The Island of the Blue Dolphins is, I’m pretty sure, the first novel I read multiple times as a child. I really wanted to be Karana, braving the elements and invaders on her isolated island. I guess there was something about her bravery, her competence, and her alone-ness that spoke to the young introvert in me. I could very easily put myself in her place as a person who might thrive in that situation, certainly emotionally, even if some of the survival skills might not have been so easily learned. From the perspective of myself as an adult now, I think I might even have been pretty solid on those, as well. I was nothing if not a competent child. It was also appealing to me as a girl that Karana had to take on traditionally male roles that were forbidden to her as a female in order to survive.
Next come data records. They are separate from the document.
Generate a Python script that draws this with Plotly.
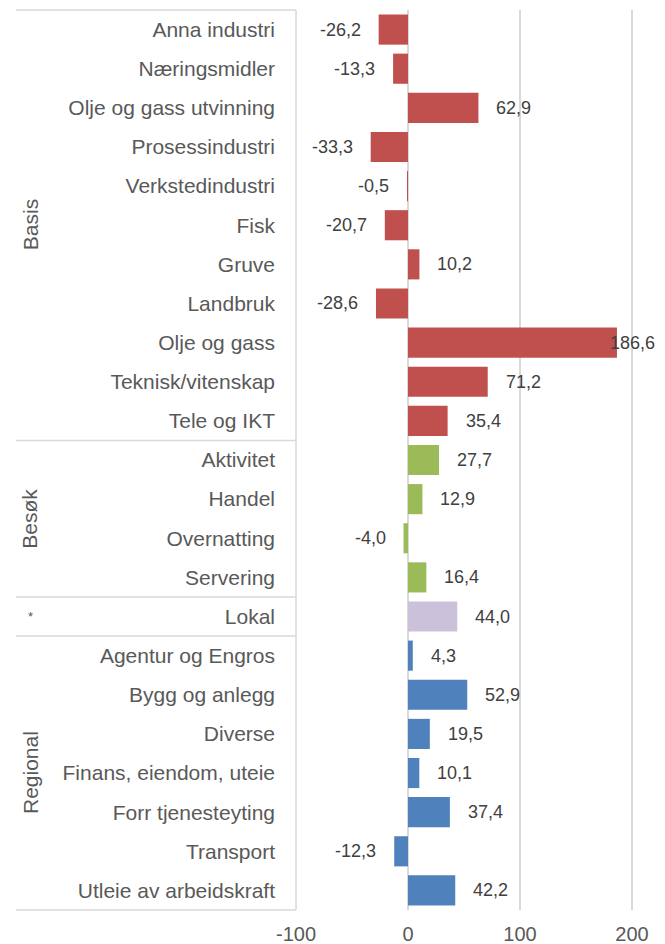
import plotly.graph_objects as go

## data
basis = ['Anna industri', 'Næringsmidler', 'Olje og gass utvinning', 'Prosessindustri',
         'Verkstedindustri', 'Fisk', 'Gruve', 'Landbruk', 'Olje og gass',
         'Teknisk/vitenskap', 'Tele og IKT']
basis_vals = [-26.2, -13.3, 62.9, -33.3, -0.5, -20.7, 10.2, -28.6, 186.6, 71.2, 35.4]

besok = ['Aktivitet', 'Handel', 'Overnatting', 'Servering']
besok_vals = [27.7, 12.9, -4.0, 16.4]

lokal = ['Lokal']
lokal_vals = [44.0]

regional = ['Agentur og Engros', 'Bygg og anlegg', 'Diverse', 'Finans, eiendom, uteie',
            'Forr tjenesteyting', 'Transport', 'Utleie av arbeidskraft']
regional_vals = [4.3, 52.9, 19.5, 10.1, 37.4, -12.3, 42.2]

groups = [('Basis', basis, basis_vals, '#C0504D'),
          ('Besøk', besok, besok_vals, '#9BBB59'),
          ('*', lokal, lokal_vals, '#CCC1DA'),
          ('Regional', regional, regional_vals, '#4F81BD')]

x_ticks = [-100, 0, 100, 200]
x_range = [-100, 229.5]
grid = '#d9d9d9'
font = 'Liberation Sans, Arial, sans-serif'

# page body has an 8px margin, so the figure is sized to fit inside it
W, H = 657, 936
L, R, T, B = 288, 0, 2, 34
plot_w = W - L - R
n_rows = sum(len(g[1]) for g in groups)
label_w = 47  # approx. width of a data label in px

fig = go.Figure()
annotations = []
shapes = []
row = 0
for name, cats, vals, color in groups:
    fig.add_trace(go.Bar(y=cats, x=vals, orientation='h', marker_color=color,
                         marker_line_width=0, showlegend=False))
    for c, v in zip(cats, vals):
        txt = f'{v:.1f}'.replace('.', ',')
        lab = dict(y=c, text=txt, showarrow=False, font=dict(size=18, color='#404040'))
        px_end = (v - x_range[0]) / (x_range[1] - x_range[0]) * plot_w
        if v < 0:
            lab.update(x=v, xanchor='right', xshift=-16)
        elif px_end + 16 + label_w > plot_w - 8:
            # no room outside: pull the label in against the chart edge
            lab.update(x=x_range[1], xanchor='right', xshift=-8)
        else:
            lab.update(x=v, xanchor='left', xshift=16)
        annotations.append(lab)
    # group label
    annotations.append(dict(x=-266 / plot_w, xref='paper', xanchor='center',
                            y=row + (len(cats) - 1) / 2, yref='y', text=name,
                            textangle=-90 if name != '*' else 0, showarrow=False,
                            font=dict(size=21 if name != '*' else 13, color='#595959')))
    # separator line above group
    shapes.append(dict(type='line', xref='paper', x0=-280 / plot_w, x1=0,
                       yref='paper', y0=1 - row / n_rows, y1=1 - row / n_rows,
                       line=dict(color=grid, width=1.5)))
    row += len(cats)
shapes.append(dict(type='line', xref='paper', x0=-280 / plot_w, x1=0,
                   yref='paper', y0=0, y1=0, line=dict(color=grid, width=1.5)))
shapes.append(dict(type='line', xref='paper', x0=0, x1=0,
                   yref='paper', y0=0, y1=1, line=dict(color=grid, width=1.5)))

fig.update_layout(
    width=W, height=H,
    margin=dict(l=L, r=R, t=T, b=B),
    plot_bgcolor='white', paper_bgcolor='white',
    font=dict(family=font, color='#595959'),
    bargap=0.23,
    annotations=annotations,
    shapes=shapes,
    xaxis=dict(range=x_range, tickvals=x_ticks, ticktext=[str(t) for t in x_ticks],
               showgrid=True, gridcolor=grid, gridwidth=1.5,
               zeroline=True, zerolinecolor=grid, zerolinewidth=1.5,
               tickfont=dict(size=20, color='#595959'), showline=False,
               ticks='', ticklabelstandoff=10, automargin=False, fixedrange=True),
    yaxis=dict(autorange=False, range=[n_rows - 0.5, -0.5], showgrid=False,
               tickfont=dict(size=21, color='#595959'), ticks='', ticklabelstandoff=20,
               showline=False, automargin=False),
)

### saving figure
fig.write_html("out.html")
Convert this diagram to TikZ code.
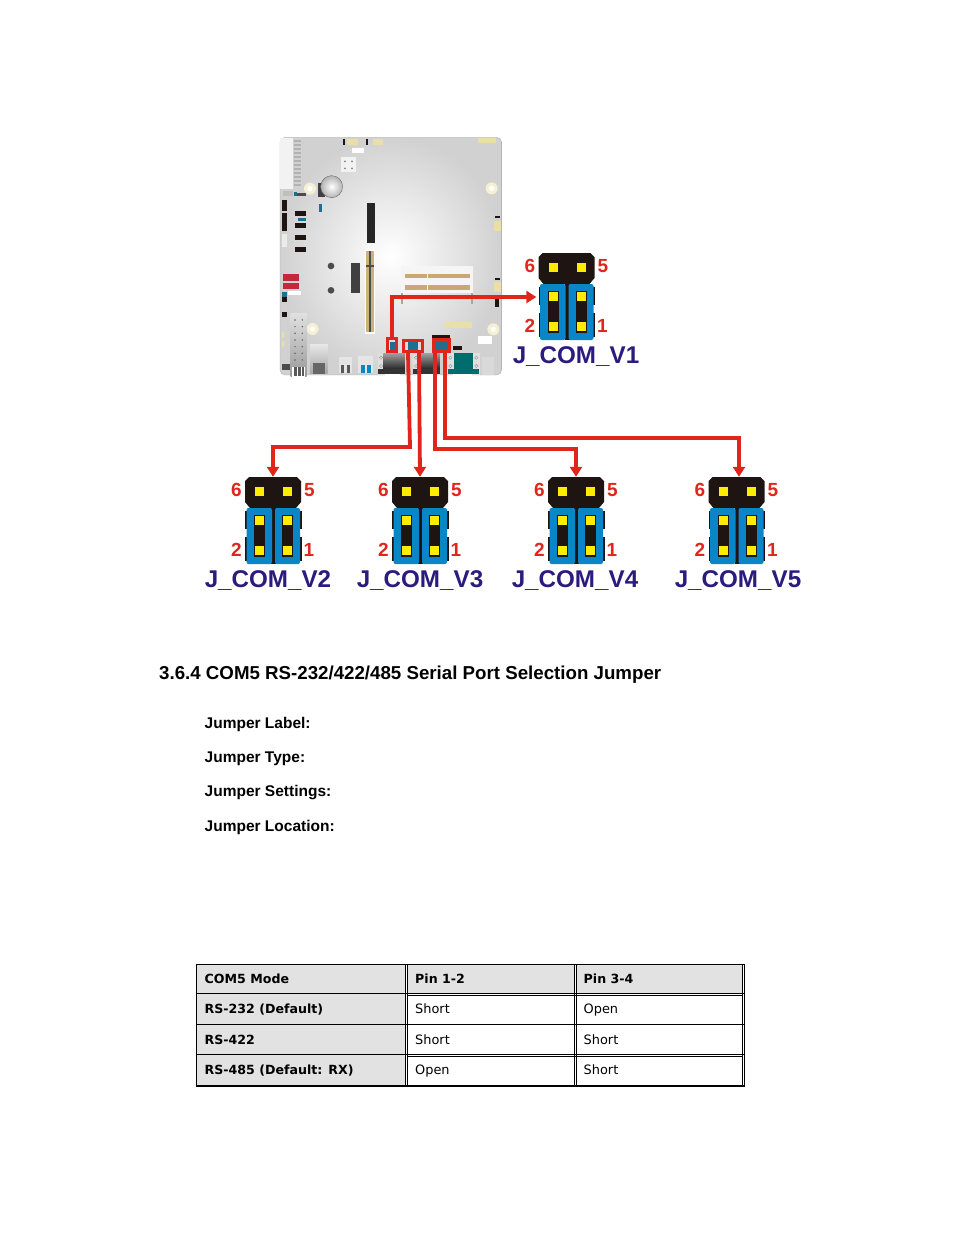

What strikes me more as an adult rereading it as a favorite novel is the racism and injustice of the relocating of native peoples and the loss of indigenous culture as white invaders began to take over traditional native lands. I can safely say that’s a piece that escaped me entirely when I was a kid. Which is okay, because I think it’s a mark of a well-written book (It’s the 1961 Newbery Medal book) that layers of meaning emerge upon multiple readings. I think Young Adult novels are unfairly underestimated in that regard, and The Island of the Blue Dolphins is a prime example of that.
What I’m left wondering is how the tale of Juana Maria, a real-life Native American young woman left alone for eighteen years on San Nicolas Island in the 1800s, might be told by a Native author today. Somebody should get on that ASAP.